> **Written instruction**
Copy from the first line below down to and including the line with "const xTicks = [0.5,0.6,0.7,0.8,0.9,1,1.1,1.2,1.3,1.4,1.5];". Skip the pictures.

> **Raw data**
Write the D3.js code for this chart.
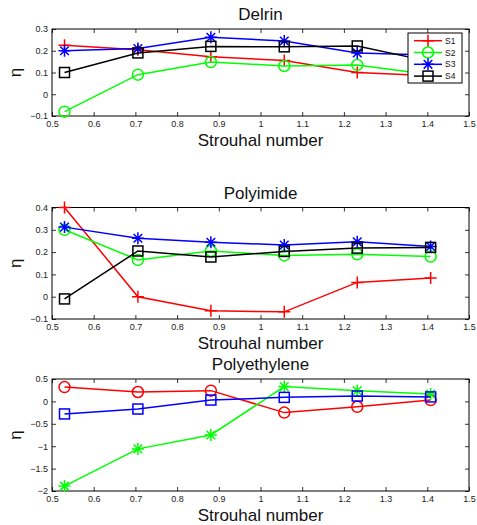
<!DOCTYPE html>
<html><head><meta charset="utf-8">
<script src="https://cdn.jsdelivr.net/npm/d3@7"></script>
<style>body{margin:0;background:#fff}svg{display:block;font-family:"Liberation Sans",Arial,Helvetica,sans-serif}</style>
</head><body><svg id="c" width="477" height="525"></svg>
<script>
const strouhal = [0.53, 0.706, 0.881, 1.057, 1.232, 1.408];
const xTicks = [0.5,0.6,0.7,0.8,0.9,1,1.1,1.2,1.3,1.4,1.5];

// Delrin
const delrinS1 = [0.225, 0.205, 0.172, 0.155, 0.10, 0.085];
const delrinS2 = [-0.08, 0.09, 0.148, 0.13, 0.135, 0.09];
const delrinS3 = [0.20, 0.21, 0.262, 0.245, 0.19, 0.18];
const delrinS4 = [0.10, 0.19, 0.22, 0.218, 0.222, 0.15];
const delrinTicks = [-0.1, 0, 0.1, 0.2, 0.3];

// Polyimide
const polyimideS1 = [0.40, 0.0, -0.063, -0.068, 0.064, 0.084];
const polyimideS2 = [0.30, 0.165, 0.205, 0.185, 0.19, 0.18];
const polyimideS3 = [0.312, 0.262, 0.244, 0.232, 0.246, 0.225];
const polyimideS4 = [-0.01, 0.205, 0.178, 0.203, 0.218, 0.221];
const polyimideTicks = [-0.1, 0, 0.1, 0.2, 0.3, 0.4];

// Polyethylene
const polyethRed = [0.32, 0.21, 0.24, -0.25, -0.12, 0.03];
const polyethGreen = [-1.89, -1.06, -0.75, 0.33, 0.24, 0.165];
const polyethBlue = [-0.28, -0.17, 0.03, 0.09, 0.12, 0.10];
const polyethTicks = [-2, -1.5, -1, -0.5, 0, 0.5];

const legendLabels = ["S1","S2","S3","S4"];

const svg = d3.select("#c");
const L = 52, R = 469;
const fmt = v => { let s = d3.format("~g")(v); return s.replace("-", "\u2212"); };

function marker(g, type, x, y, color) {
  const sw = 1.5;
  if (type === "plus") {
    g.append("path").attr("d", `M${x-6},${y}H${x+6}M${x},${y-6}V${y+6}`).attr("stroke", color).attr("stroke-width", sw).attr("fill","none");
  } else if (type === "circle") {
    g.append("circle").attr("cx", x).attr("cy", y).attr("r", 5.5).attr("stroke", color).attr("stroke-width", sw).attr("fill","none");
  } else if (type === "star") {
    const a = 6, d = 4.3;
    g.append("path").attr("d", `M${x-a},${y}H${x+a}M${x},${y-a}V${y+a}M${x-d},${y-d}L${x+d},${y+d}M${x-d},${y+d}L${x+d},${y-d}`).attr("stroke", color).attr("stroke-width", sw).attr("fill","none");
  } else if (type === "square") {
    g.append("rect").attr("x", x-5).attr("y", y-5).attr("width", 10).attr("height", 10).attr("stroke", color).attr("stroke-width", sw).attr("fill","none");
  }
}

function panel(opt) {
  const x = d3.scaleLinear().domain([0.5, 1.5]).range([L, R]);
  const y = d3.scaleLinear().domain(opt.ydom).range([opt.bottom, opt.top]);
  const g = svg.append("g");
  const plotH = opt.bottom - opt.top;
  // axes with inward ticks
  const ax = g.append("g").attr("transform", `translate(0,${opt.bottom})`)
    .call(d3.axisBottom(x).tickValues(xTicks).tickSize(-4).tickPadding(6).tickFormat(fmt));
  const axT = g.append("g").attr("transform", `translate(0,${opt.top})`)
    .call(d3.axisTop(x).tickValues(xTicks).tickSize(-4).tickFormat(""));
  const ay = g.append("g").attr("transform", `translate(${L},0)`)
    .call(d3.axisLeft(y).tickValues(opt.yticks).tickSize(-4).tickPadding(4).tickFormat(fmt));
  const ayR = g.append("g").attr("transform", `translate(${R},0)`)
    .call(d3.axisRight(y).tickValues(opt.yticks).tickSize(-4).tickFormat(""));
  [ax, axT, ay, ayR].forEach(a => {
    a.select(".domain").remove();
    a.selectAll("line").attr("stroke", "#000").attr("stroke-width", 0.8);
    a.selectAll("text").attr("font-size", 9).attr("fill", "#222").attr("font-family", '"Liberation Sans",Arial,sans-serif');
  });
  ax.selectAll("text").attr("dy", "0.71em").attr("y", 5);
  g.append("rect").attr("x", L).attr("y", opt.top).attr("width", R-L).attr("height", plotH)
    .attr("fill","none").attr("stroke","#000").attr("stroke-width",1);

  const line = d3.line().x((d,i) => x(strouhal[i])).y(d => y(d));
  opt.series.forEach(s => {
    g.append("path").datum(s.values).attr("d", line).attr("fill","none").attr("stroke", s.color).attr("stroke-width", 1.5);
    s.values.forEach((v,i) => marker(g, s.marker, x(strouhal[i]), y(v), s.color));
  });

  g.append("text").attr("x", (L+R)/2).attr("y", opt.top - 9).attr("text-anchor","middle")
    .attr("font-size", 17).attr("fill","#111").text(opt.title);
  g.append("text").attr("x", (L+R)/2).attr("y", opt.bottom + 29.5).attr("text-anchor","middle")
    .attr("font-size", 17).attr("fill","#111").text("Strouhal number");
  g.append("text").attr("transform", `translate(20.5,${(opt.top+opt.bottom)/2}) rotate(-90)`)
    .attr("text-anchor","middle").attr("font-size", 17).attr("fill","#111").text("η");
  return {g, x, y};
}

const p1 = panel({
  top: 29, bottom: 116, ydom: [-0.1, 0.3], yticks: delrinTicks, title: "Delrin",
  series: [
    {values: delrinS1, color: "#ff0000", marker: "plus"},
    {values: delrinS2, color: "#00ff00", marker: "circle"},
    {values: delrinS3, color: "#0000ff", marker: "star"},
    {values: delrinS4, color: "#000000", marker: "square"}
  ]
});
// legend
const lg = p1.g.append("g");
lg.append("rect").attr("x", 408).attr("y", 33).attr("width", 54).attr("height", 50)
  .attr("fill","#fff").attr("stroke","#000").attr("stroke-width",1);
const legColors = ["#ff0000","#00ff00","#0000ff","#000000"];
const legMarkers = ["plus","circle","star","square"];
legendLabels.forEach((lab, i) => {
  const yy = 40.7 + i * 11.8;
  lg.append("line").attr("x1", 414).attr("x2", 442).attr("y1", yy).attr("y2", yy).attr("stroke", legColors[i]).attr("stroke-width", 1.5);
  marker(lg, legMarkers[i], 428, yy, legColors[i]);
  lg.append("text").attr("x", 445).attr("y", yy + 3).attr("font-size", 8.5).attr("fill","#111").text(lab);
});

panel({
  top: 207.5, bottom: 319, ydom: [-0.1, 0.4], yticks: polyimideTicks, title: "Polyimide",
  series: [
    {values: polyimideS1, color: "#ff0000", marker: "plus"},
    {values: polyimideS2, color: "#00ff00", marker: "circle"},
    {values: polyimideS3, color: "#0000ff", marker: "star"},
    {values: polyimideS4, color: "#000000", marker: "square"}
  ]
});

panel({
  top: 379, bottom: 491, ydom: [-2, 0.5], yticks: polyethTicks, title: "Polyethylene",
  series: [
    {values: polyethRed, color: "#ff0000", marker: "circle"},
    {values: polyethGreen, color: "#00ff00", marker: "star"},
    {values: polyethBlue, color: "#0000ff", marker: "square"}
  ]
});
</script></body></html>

> **Response below**
Write the D3.js code for this chart.
<!DOCTYPE html>
<html><head><meta charset="utf-8">
<script src="https://cdn.jsdelivr.net/npm/d3@7"></script>
<style>body{margin:0;background:#fff}svg{display:block;font-family:"Liberation Sans",Arial,Helvetica,sans-serif}</style>
</head><body><svg id="c" width="477" height="525"></svg>
<script>
const strouhal = [0.53, 0.706, 0.881, 1.057, 1.232, 1.408];
const xTicks = [0.5,0.6,0.7,0.8,0.9,1,1.1,1.2,1.3,1.4,1.5];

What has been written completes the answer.